Once in such debt, one of two things can happen. The company can fire workers and slash benefits to pay its new obligations (debt + Bain fees + management bonuses), leaving it ripe to be resold by Bain at a huge profit. Or it can go bankrupt, leaving behind one or more shuttered factory towns. Either way, Bain wins. Within the cult of Wall Street that forged Mitt Romney, making money justifies any behavior, no matter how venal. Romney’s face when asked to apologise said it all: Hey, I’m trying to win an election. We’re all grown-ups here.
In the old days, making money required sharing the wealth: with assembly-line workers, with middle management, with schools and communities, with investors. Even the Gilded Age robber barons, despite their unapologetic efforts to keep workers from getting any rights at all, built America in spite of themselves, erecting railroads and oil wells and telegraph wires.

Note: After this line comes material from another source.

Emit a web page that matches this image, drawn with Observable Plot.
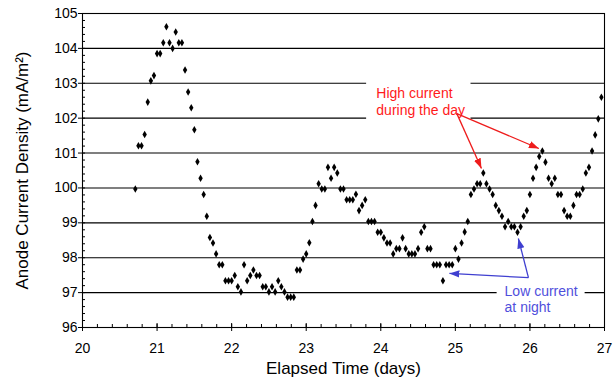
<!DOCTYPE html>
<html><head><meta charset="utf-8">
<script src="https://cdn.jsdelivr.net/npm/d3@7"></script>
<script src="https://cdn.jsdelivr.net/npm/@observablehq/plot@0.6"></script>
<style>html,body{margin:0;padding:0;background:#fff;}</style>
</head><body><div id="chart"></div>
<script>
// Hourly readings; first reading at hour 17 after day 20
const firstHour = 17;
const currentDensity = [
 99.97, 101.21, 101.21, 101.53, 102.46, 103.07, 103.22, 103.85, 103.85, 104.16,
 104.62, 104.16, 104.00, 104.47, 104.16, 104.16, 103.38, 102.75, 102.30, 101.67,
 100.75, 100.28, 99.81, 99.19, 98.58, 98.42, 98.11, 97.80, 97.80, 97.34,
 97.34, 97.34, 97.49, 97.17, 97.02, 97.80, 97.34, 97.49, 97.65, 97.49,
 97.49, 97.17, 97.17, 97.02, 97.17, 97.02, 97.34, 97.17, 97.02, 96.87,
 96.87, 96.87, 97.65, 97.65, 97.96, 98.11, 98.43, 99.04, 99.50, 100.12,
 99.97, 99.97, 100.59, 100.28, 100.59, 100.43, 99.97, 99.97, 99.66, 99.66,
 99.66, 99.82, 99.35, 99.50, 99.66, 99.04, 99.04, 99.04, 98.73, 98.73,
 98.57, 98.42, 98.42, 98.11, 98.26, 98.26, 98.57, 98.26, 98.11, 98.11,
 98.11, 98.26, 98.73, 98.89, 98.26, 98.26, 97.80, 97.80, 97.80, 97.34,
 97.80, 97.80, 97.80, 98.26, 97.96, 98.42, 98.74, 99.04, 99.81, 99.97,
 100.12, 100.12, 100.43, 100.12, 99.97, 99.81, 99.50, 99.35, 99.19, 98.89,
 99.04, 98.89, 98.89, 98.73, 98.89, 99.19, 99.35, 99.81, 100.28, 100.59,
 100.90, 101.06, 100.74, 100.28, 100.12, 100.28, 99.81, 99.81, 99.35, 99.19,
 99.19, 99.50, 99.81, 99.81, 99.97, 100.43, 100.59, 101.06, 101.52, 101.98,
 102.60
];
const xTicks = [20, 21, 22, 23, 24, 25, 26, 27];
const yTicks = [96, 97, 98, 99, 100, 101, 102, 103, 104, 105];
const gridValues = [97, 98, 99, 100, 101, 102, 103, 104];
const xTitle = "Elapsed Time (days)";
const yTitle = "Anode Current Density (mA/m\u00B2)";

// annotations (data coordinates)
const dayText = [
  {day: 23.94, value: 102.71, text: "High current"},
  {day: 23.94, value: 102.22, text: "during the day"}
];
const nightText = [
  {day: 25.66, value: 97.04, text: "Low current"},
  {day: 25.66, value: 96.58, text: "at night"}
];
const dayArrows = [
  {d1: 25.02, v1: 102.13, d2: 25.35, v2: 100.56},
  {d1: 25.02, v1: 102.13, d2: 26.12, v2: 101.13}
];
const nightArrows = [
  {d1: 25.98, v1: 97.43, d2: 24.92, v2: 97.55},
  {d1: 25.98, v1: 97.43, d2: 25.845, v2: 98.55}
];
const labelBoxes = [
  {d1: 23.81, d2: 25.21, v1: 101.9, v2: 103.1},
  {d1: 25.56, d2: 26.74, v1: 96.6, v2: 97.25}
];

const points = currentDensity.map((v, i) => ({day: 20 + (firstHour + i) / 24, value: v}));
const xMinor = d3.range(20, 27.001, 0.2);
const yMinor = d3.range(96, 105.001, 0.2);

const svg = Plot.plot({
  width: 614, height: 378,
  marginLeft: 82, marginRight: 10, marginTop: 13, marginBottom: 51,
  x: {domain: [20, 27]},
  y: {domain: [96, 105]},
  style: {fontFamily: "'Liberation Sans', Arial, sans-serif", background: "white", color: "black"},
  marks: [
    Plot.ruleY(gridValues, {stroke: "black", strokeWidth: 1.1}),
    Plot.rect(labelBoxes, {x1: "d1", x2: "d2", y1: "v1", y2: "v2", fill: "white"}),
    Plot.frame({stroke: "black", strokeWidth: 1.1}),
    Plot.axisY({ticks: yTicks, tickSize: 4, tickPadding: 1, fontSize: 14, tickFormat: d => String(d), label: null}),
    Plot.axisY({ticks: yMinor, tickSize: 3, dx: 3, tickFormat: () => "", label: null}),
    Plot.axisX({ticks: xTicks, tickSize: 4, tickPadding: 12, fontSize: 14, tickFormat: d => String(d), label: null}),
    Plot.axisX({ticks: xTicks, tickSize: 4, dy: -4, tickFormat: () => "", label: null}),
    Plot.axisX({ticks: xMinor, tickSize: 3, dy: -3, tickFormat: () => "", label: null}),
    Plot.text([yTitle], {frameAnchor: "left", dx: -60, rotate: -90, fontSize: 17, textAnchor: "middle", lineAnchor: "middle"}),
    Plot.text([xTitle], {frameAnchor: "bottom", dy: 41, fontSize: 17, textAnchor: "middle", lineAnchor: "middle"}),
    Plot.text(dayText, {x: "day", y: "value", text: "text", textAnchor: "start", fill: "#ff1a1a", fontSize: 14}),
    Plot.text(nightText, {x: "day", y: "value", text: "text", textAnchor: "start", fill: "#4f4fdc", fontSize: 14}),
    Plot.link(dayArrows, {x1: "d1", y1: "v1", x2: "d2", y2: "v2", stroke: "#ee1c1c", strokeWidth: 1.3, markerEnd: "arrow"}),
    Plot.link(nightArrows, {x1: "d1", y1: "v1", x2: "d2", y2: "v2", stroke: "#3f3fd0", strokeWidth: 1.3, markerEnd: "arrow"}),
    Plot.dot(points, {x: "day", y: "value", symbol: "diamond", r: 2.3, fill: "black"})
  ]
});

svg.querySelectorAll("marker").forEach(m => {
  const color = m.getAttribute("stroke") || "black";
  m.setAttribute("viewBox", "-10 -5 10 10");
  m.setAttribute("markerUnits", "userSpaceOnUse");
  m.setAttribute("markerWidth", 10);
  m.setAttribute("markerHeight", 10);
  m.setAttribute("fill", color);
  m.setAttribute("stroke", "none");
  const p = m.querySelector("path");
  if (p) p.setAttribute("d", "M-10,-3.6L0,0L-10,3.6Z");
});
document.getElementById("chart").appendChild(svg);
</script>
</body></html>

Under Romney’s business model, leveraging other people’s debt means you carve out big profits for yourself but leave everyone else holding the bag.
Romney is a perfect representative of one side of the ominous cultural divide that will define the next generation, not just in America but all over the world. That divide will be between people who consider themselves citizens of actual countries, to which they have patriotic allegiance, and people to whom nations are meaningless, living in a stateless global archipelago of privilege – a collection of private schools, tax havens and gated communities and minimal connection to the rest.
Obama ran on “change” in 2008, but Mitt Romney represents a far more real and seismic shift in the American landscape. Romney is the frontman and apostle of an economic revolution, in which transactions are manufactured instead of products, wealth is generated without accompanying prosperity, and Cayman Islands partnerships are lovingly erected and nurtured while communities fall apart.